[28] Indeed, although the music was at first less successful, the
poetry received, even in the author's time, all the applause which its
unrivalled excellence demanded. "I am glad to hear from all hands," says
Dryden, in a letter to Tonson, "that my Ode is esteemed the best of all
my poetry, by all the town. I thought so myself when I writ it; but,
being old, I mistrusted my own judgment." Mr. Malone has preserved a
tradition, that the father of Lord Chief-Justice Marlay, then a Templar,
and frequenter of Will's coffeehouse, took an opportunity to pay his
court to Dryden, on the publication of "Alexander's Feast;" and,
happening to sit next him, congratulated him on having produced the
finest and noblest Ode that had ever been written in any language. "You
are right, young gentleman (replied Dryden), a nobler Ode never _was_
produced, nor ever _will_." This singularly strong expression cannot be
placed to the score of vanity.
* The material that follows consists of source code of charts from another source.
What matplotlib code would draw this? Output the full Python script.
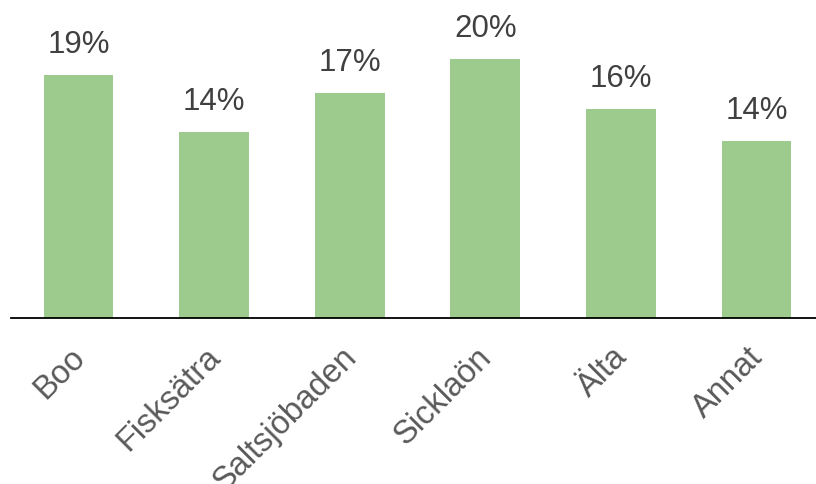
import matplotlib.pyplot as plt
import matplotlib.transforms as mtrans
import numpy as np

plt.rcParams['font.family'] = ['Liberation Sans', 'DejaVu Sans']

omraden = ["Boo", "Fisksätra", "Saltsjöbaden", "Sicklaön", "Älta", "Annat"]
andel = [18.7, 14.3, 17.3, 19.9, 16.1, 13.6]

fig = plt.figure(figsize=(8.16, 4.84), dpi=100)
ax = fig.add_axes([10.7 / 816, 166 / 484, 813.6 / 816, 318 / 484])

x = np.arange(len(omraden))
bars = ax.bar(x, andel, width=0.514, color="#9dcb8e")

for b, v in zip(bars, andel):
    ax.annotate(f"{v:.0f}%", (b.get_x() + b.get_width() / 2, v),
                xytext=(0, 11), textcoords="offset points",
                ha="center", va="bottom", fontsize=22.5, color="#404040")

ax.set_xlim(-0.5, 5.5)
ax.set_ylim(0, 318 / 12.99)
ax.set_xticks(x)
ax.set_xticklabels(omraden, rotation=45, ha="right", va="top",
                   rotation_mode="anchor", fontsize=23.5, color="#595959")
ax.tick_params(axis="x", length=0, pad=17)
# skjut etiketterna lite åt vänster
skift = mtrans.ScaledTranslation(-0.09, 0, fig.dpi_scale_trans)
for lbl in ax.get_xticklabels():
    lbl.set_transform(lbl.get_transform() + skift)
ax.set_yticks([])
for s in ["top", "right", "left"]:
    ax.spines[s].set_visible(False)
ax.spines["bottom"].set_linewidth(1.3)
ax.spines["bottom"].set_color("black")

fig.savefig("out.png", dpi=100)
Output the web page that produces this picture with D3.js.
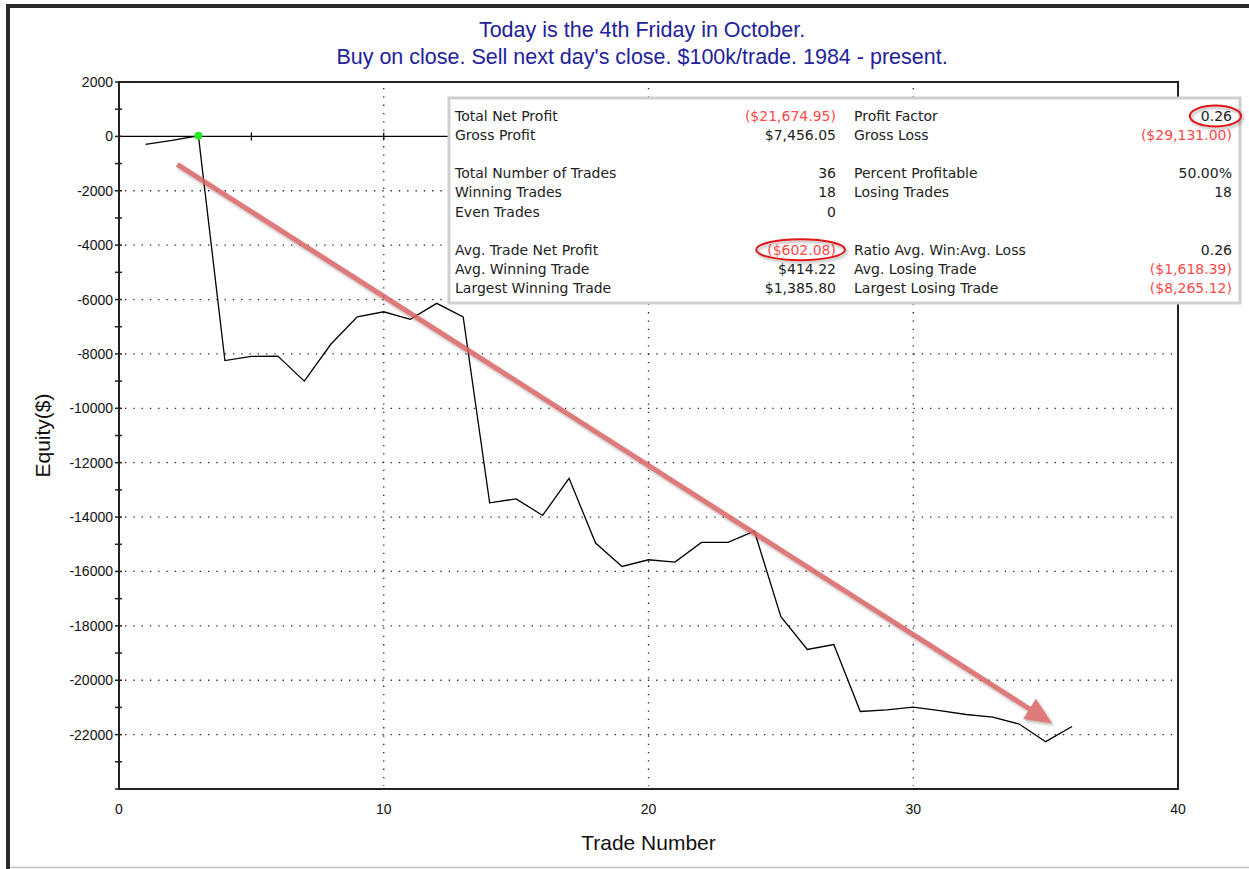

It was an inward consciousness of merit,
which burst forth, probably almost involuntarily, and I fear must be
admitted as prophetic.
The preparation of a new edition of the Virgil, which appeared in 1698,
occupied nine days only, after which Dryden began seriously to consider
to what he should next address his pen. The state of his circumstances
rendered constant literary labour indispensable to the support of his
family, although the exertion, and particularly the confinement,
occasioned by his studies, considerably impaired his health.